Hoy se celebra el día de todos los difuntos. Si aceptásemos la muerte no habría tal celebración, si fuéramos creyentes tampoco, porque pensaríamos en vidas eternas, en resurrecciones, reencarnaciones o cualquier otro estado cercano a la vida que conocemos, que es lo que más se aproxima a lo que queremos seguir siendo, vivos.
Los ritos alrededor de la muerte están asociados a las religiones que, siendo las que uno tiene, sin lugar a dudas son las auténticas.
Las coincidencias que luego se den entre ellas alrededor de las ceremonias no parecen tener mucha importancia en los adoctrinamientos religiosos en su amplio abanico. Tampoco se insiste en que las doctrinas tienen su cal y su arena, y que si bien hay muerte, también hay comida asociada a ella, y bebida y otros placeres que nada incumben ya a los muertos.
Los ritos, más que les pese a unos u otros, son humanos, y solo humanos, daten de donde daten, vayan donde vayan nuestras investigaciones, se les ponga el nombre que se les ponga. Todos somos, pues, paganos, gracias a dios, y el culto a la muerte también.
Fue un abad benedictino, San Odilon, quien instauró el 2 de noviembre la fiesta de todos los fieles difuntos y no hubo ningún celebrado que se negara, no. La Roma oficial la aceptó en el XIV, y se extendió a la cristiandad que a partir de entonces, como ha hecho desde siempre, dio permiso a los vivos para celebrar lo que venían haciendo desde antaño.
Así es que ayer los cementerios –dormitorios en griego, por cierto- se llenaron de tropeles de humanos con sus mejores galas.

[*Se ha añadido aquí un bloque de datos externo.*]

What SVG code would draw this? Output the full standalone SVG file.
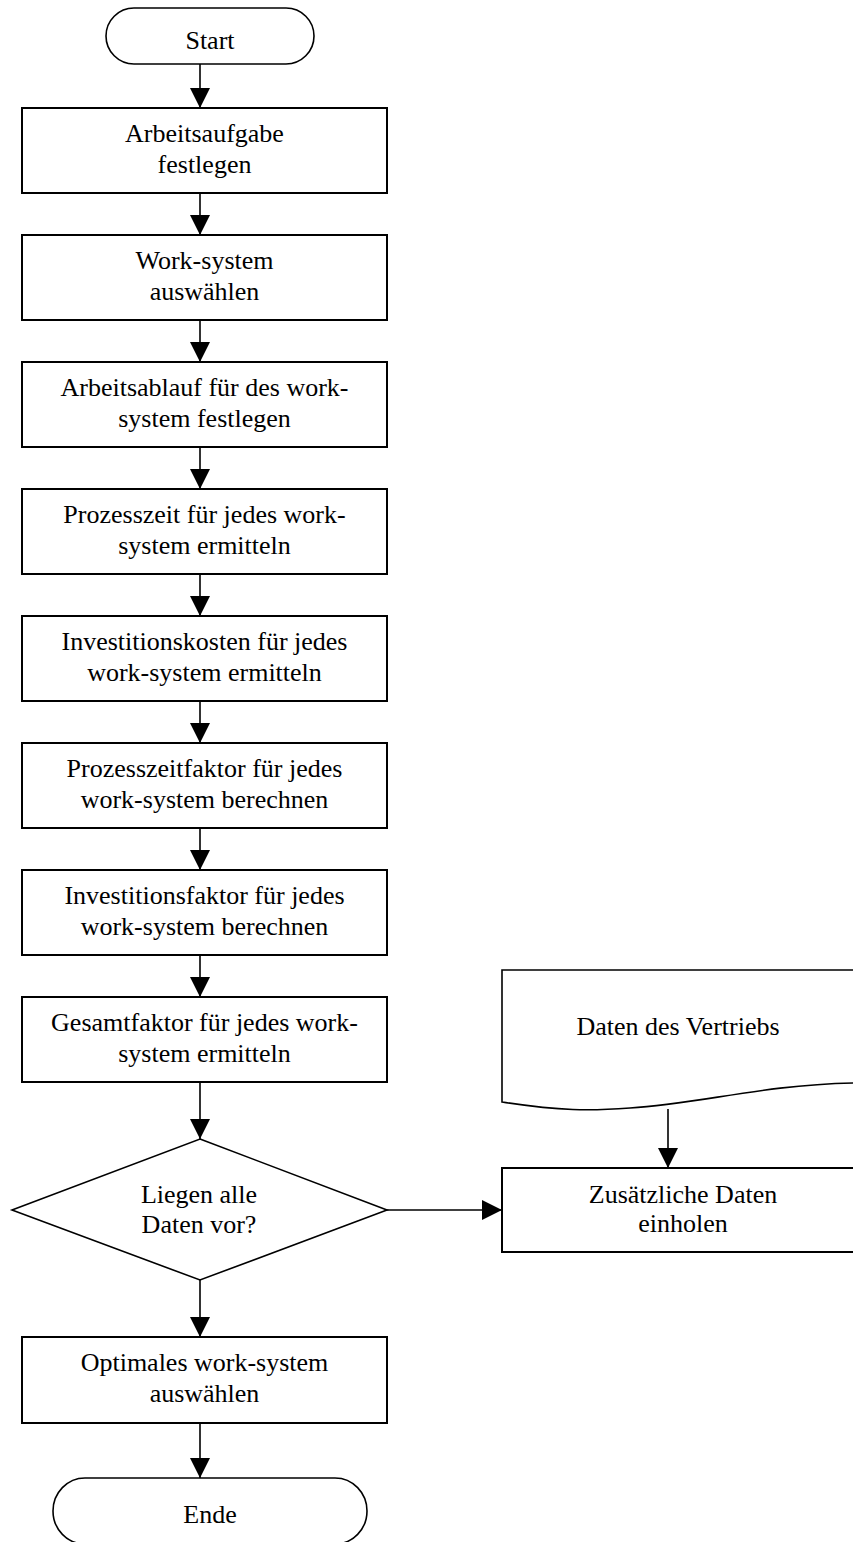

En la puerta, venta de chucherías, velas, publicidad de marmoleros, vendedores de nichos, intercambios de tarjetas, candelabros, globos, saludos, besos, botes, charlas, lutos, flores, comidas, ricos, cruces, pobres, llantos, risas, todo estaba allí en un día espectacular de luz de viva, ajetreo de muerte.
Los celtas comenzaban el año el uno de noviembre y, entre las fiestas que acompañaban el año nuevo se incluía el culto a los muertos.
En Roma, Rómulo mató a Remo y, éste airado no sin razón, se dedicó a hacerle la vida imposible al hermano desde el allá donde estuviera hasta que, al borde de la desesperación, el asesino quiso congratularse con él celebrándole una fiesta funeraria con todos lo placeres de la vida. Para quién era la fiesta en realidad es lo de menos, lo cierto es que se cuenta esto como ancestro de las bacanales que hacían los romanos en el cementerio una vez al año.
San Agustín documenta que las familias de bien romanas organizaban banquetes sobre las tumbas de los difuntos compartiendo así los placeres de la vida, comer, beber, bailar -señala- con los que ya no estaban en ella. Era una manera de ayudarles en su descanso, o de conciliarse.
En muchos pueblos tanto la celebración de Todos los Santos como la de los difuntos se caracteriza por
comidas colectivas en las que no suele faltar las castañas, los boniatos, los huesos-de santo-, los panellets, el arrope, las tortas de miel y otras especialidades de repostería que coincidiendo con la temporada recuerdan a los difuntos.
También forma parte de las tradiciones poner
un plato al convidado de piedra, es decir, al muerto invocado y, en épocas de crisis, esa misma comida se cede caritativamente a un pobre,
ponga un pobre en su vida, se llegó a oír en estas y otras fechas señaladas. De ahí a sentirse caritativo no hubo ni medio paso.
La vida es corta, celebrémosla nos dijo Horacio:
“Manda traer aquí vino, ungüento y flores poco duraderas de las amenas rosas, mientras lo consienta el tiempo y la vida y los negros hilos de las tres hermanas”. ERGO VIVAMUS, DUM LICET ESSE BENE, resumiendo en latinajo.
En el Louvre siempre me llamó la atención las
vajillas con incrustraciones de calaveras retorcidas sobre grandes parrillas de garfios, las cuencas de sus ojos vacíos y, debajo, escrito: conócete a ti mismo.Bebamos, comamos, seamos intensamente. La vida es breve se esté en el estadio en que se esté, divirtámonos, porque una vez muertos seremos en la colectividad como esos muertos de ayer y hoy, excusa para tranquilizar el temor de sabernos tan efímeros como razonablemente paganos, memoria de las vidas que comparten o no la común materia del hilo de nuestra respiración. La muerte nos iguala.